The case of Abraham Teitelbaum (Docket No. 71483) was tried at the Chicago, Ill., session of the Tax Court beginning October 6, 1958. On May 20, 1960, the Court entered its decision in the case, a copy of which is attached to the stipulation and made a part thereof as joint Exhibit 3-C. The Court's decision was affirmed by the United States Court of Appeals, Seventh Circuit, 294 F.2d 541 (C.A. 7, 1961). Petition to the Supreme Court for writ of certiorari was denied by the Supreme Court on April 2, 1962, 369 U.S.842,82 Sup.Ct. 866.

It is stipulated and agreed by and between the parties that if the Court should find the duplicate original statutory notice of deficiency mailed to petitioner on May 1, 1958, was not rendered invalid because of the failure of respondent to mail it within 60 days after making the jeopardy assessment, then the deficiencies in tax and additions to the tax ordered and decided in the case of Abraham Teitelbaum (Docket No. 71483), as set forth in joint Exhibit 3-C attached to the stipulation and made a part thereof, shall be the deficiencies in tax and additions to the tax to be ordered, decided, and entered in the instant case.

OPINION

The notice of deficiency referred to by the parties in their stipulation as a ‘duplicate original‘ is, by whatever appellation used, a notice of deficiency within the meaning of section 272 of the Internal Revenue Code of 1939. It is stipulated to have been served upon petitioner within the time limits fixed by section 275. The general statutory limitations upon the issuance of a notice of deficiency are therefore not applicable to the issue before us. The controversy arises only with respect to the narrow question whether section 273(b) (which is virtually identical with section 6861(b), I.R.C. 1954) makes invalid a notice of deficiency issued subsequent to the special 60-day period following a jeopardy assessment there provided.

SEC. 273. JEOPARDY ASSESSMENTS.(b) DEFICIENCY LETTERS.— If the jeopardy assessment is made before any notice in respect to the tax to which the jeopardy assessment relates has been mailed under section 272(a), then the Commissioner shall mail a notice under such subsection within sixty days after the making of the assessment.

The involved statute is by legislative history, H. Rept.

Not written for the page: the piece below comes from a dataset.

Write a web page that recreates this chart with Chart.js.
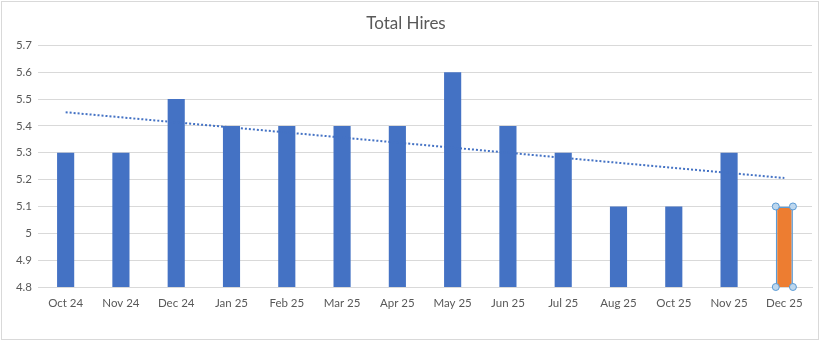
<!DOCTYPE html>
<html>
<head>
<meta charset="utf-8">
<script src="https://cdn.jsdelivr.net/npm/chart.js@4/dist/chart.umd.min.js"></script>
<style>
  html, body { margin: 0; padding: 0; background: #fff; }
  #wrap { width: 820px; height: 341px; position: relative; }
</style>
</head>
<body>
<div id="wrap"><canvas id="c" width="820" height="341"></canvas></div>
<script>
const categories = ["Oct 24","Nov 24","Dec 24","Jan 25","Feb 25","Mar 25","Apr 25","May 25","Jun 25","Jul 25","Aug 25","Oct 25","Nov 25","Dec 25"];
const hires = [5.3, 5.3, 5.5, 5.4, 5.4, 5.4, 5.4, 5.6, 5.4, 5.3, 5.1, 5.1, 5.3, 5.1];
// Linear trendline endpoints (first and last category)
const trendStart = 5.451;
const trendEnd = 5.206;
const trend = categories.map((_, i) => i === 0 ? trendStart : (i === categories.length - 1 ? trendEnd : null));
const highlightIndex = categories.length - 1;

const barColors = hires.map((_, i) => i === highlightIndex ? '#ED7D31' : '#4472C4');
const barBorders = hires.map((_, i) => i === highlightIndex ? '#5B9BD5' : '#4472C4');
const barBorderWidths = hires.map((_, i) => i === highlightIndex ? 1.5 : 0);

const FONT = "Lato, 'Liberation Sans', sans-serif";

const frame = {
  id: 'frame',
  beforeDraw(chart) {
    const ctx = chart.ctx;
    ctx.save();
    ctx.fillStyle = '#fff';
    ctx.fillRect(0, 0, chart.width, chart.height);
    ctx.strokeStyle = '#D9D9D9';
    ctx.lineWidth = 1;
    ctx.strokeRect(1.5, 1.5, chart.width - 3, chart.height - 3);
    ctx.restore();
  }
};

const handles = {
  id: 'handles',
  afterDraw(chart) {
    const meta = chart.getDatasetMeta(1);
    const el = meta.data[highlightIndex];
    if (!el) return;
    const yScale = chart.scales.y;
    const top = yScale.getPixelForValue(hires[highlightIndex]);
    const bottom = yScale.getPixelForValue(yScale.min);
    const l = el.x - el.width / 2, r = el.x + el.width / 2;
    const ctx = chart.ctx;
    ctx.save();
    [[l, top], [r, top], [l, bottom], [r, bottom]].forEach(([hx, hy]) => {
      ctx.beginPath();
      ctx.arc(hx, hy, 3.5, 0, Math.PI * 2);
      ctx.fillStyle = '#BDD7EE';
      ctx.fill();
      ctx.lineWidth = 1;
      ctx.strokeStyle = '#5B9BD5';
      ctx.stroke();
    });
    ctx.restore();
  }
};

new Chart(document.getElementById('c'), {
  type: 'bar',
  data: {
    labels: categories,
    datasets: [
      {
        type: 'line',
        label: 'Linear (Total Hires)',
        data: trend,
        spanGaps: true,
        borderColor: '#4472C4',
        borderWidth: 2,
        borderDash: [2, 2],
        pointRadius: 0,
        fill: false,
        order: 0
      },
      {
        type: 'bar',
        label: 'Total Hires',
        data: hires,
        backgroundColor: barColors,
        borderColor: barBorders,
        borderWidth: barBorderWidths,
        borderSkipped: false,
        categoryPercentage: 1,
        barPercentage: 0.31,
        order: 1
      }
    ]
  },
  options: {
    responsive: false,
    animation: false,
    devicePixelRatio: 1,
    layout: { padding: { left: 0, right: 8, top: 0, bottom: 0 } },
    plugins: {
      legend: { display: false },
      tooltip: { enabled: false },
      title: {
        display: true,
        text: 'Total Hires',
        color: '#595959',
        font: { family: FONT, size: 17, weight: 'normal' },
        padding: { top: 13, bottom: 12 }
      }
    },
    scales: {
      x: {
        grid: { display: false, drawTicks: false },
        border: { display: true, color: '#D9D9D9', width: 1 },
        ticks: { color: '#595959', font: { family: FONT, size: 11.5 }, padding: 9, maxRotation: 0, autoSkip: false },
        afterFit(scale) { scale.height = 54; }
      },
      y: {
        min: 4.8,
        max: 5.7,
        grid: { color: '#D9D9D9', lineWidth: 1, drawTicks: false },
        border: { display: false },
        ticks: {
          stepSize: 0.1,
          color: '#595959',
          font: { family: FONT, size: 11.5 },
          padding: 6,
          callback: v => String(Math.round(v * 10) / 10)
        },
        afterFit(scale) { scale.width = 38; }
      }
    }
  },
  plugins: [frame, handles]
});
</script>
</body>
</html>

No. 356, 69th Cong., 1st Sess.(1926), 1939-1 C.B. (Part 2) 370, intended to be, not a limitation upon the allowable period for respondent's issuance of a deficiency notice, but is rather, as contended by respondent, a limitation upon the conditions under which respondent may maintain and keep in force a jeopardy assessment made prior to his issuance of a deficiency notice. See W. Cleve Stokes, 22 T.C. 415 (1954), and J. H. Reese, 15 B.T.A. 1261 (1929). The mere fact that a jeopardy assessment may be illegal has no bearing upon the jurisdiction of this Court to adjudicate liability for the correct tax.

Cases relied on by petitioner are not applicable to the present issue for the reason that in each the issue decided related to the general limitation provisions of the Code. The case of Berry v. Westover, 70 F.Supp. 537 (S.D. Cal. 1947), is clearly not support for petitioner's position here, for there the injunction sought by the taxpayer against further assessment or collection proceedings based upon the Commissioner's failure to serve a deficiency notice within 60 days following a jeopardy assessment was denied. It was there further held that failure of the Commissioner to follow lawful procedures in his original jeopardy assessment, while such assessment may for that reason be void, does not prevent his second such assessment upon abatement of the first. Certainly, by necessary implication, the Commissioner being then possessed of the right to proceed to collect the tax it follows that he has the authority to issue and timely serve his deficiency notice within the general limitation provisions.

Decision will be entered for the respondent.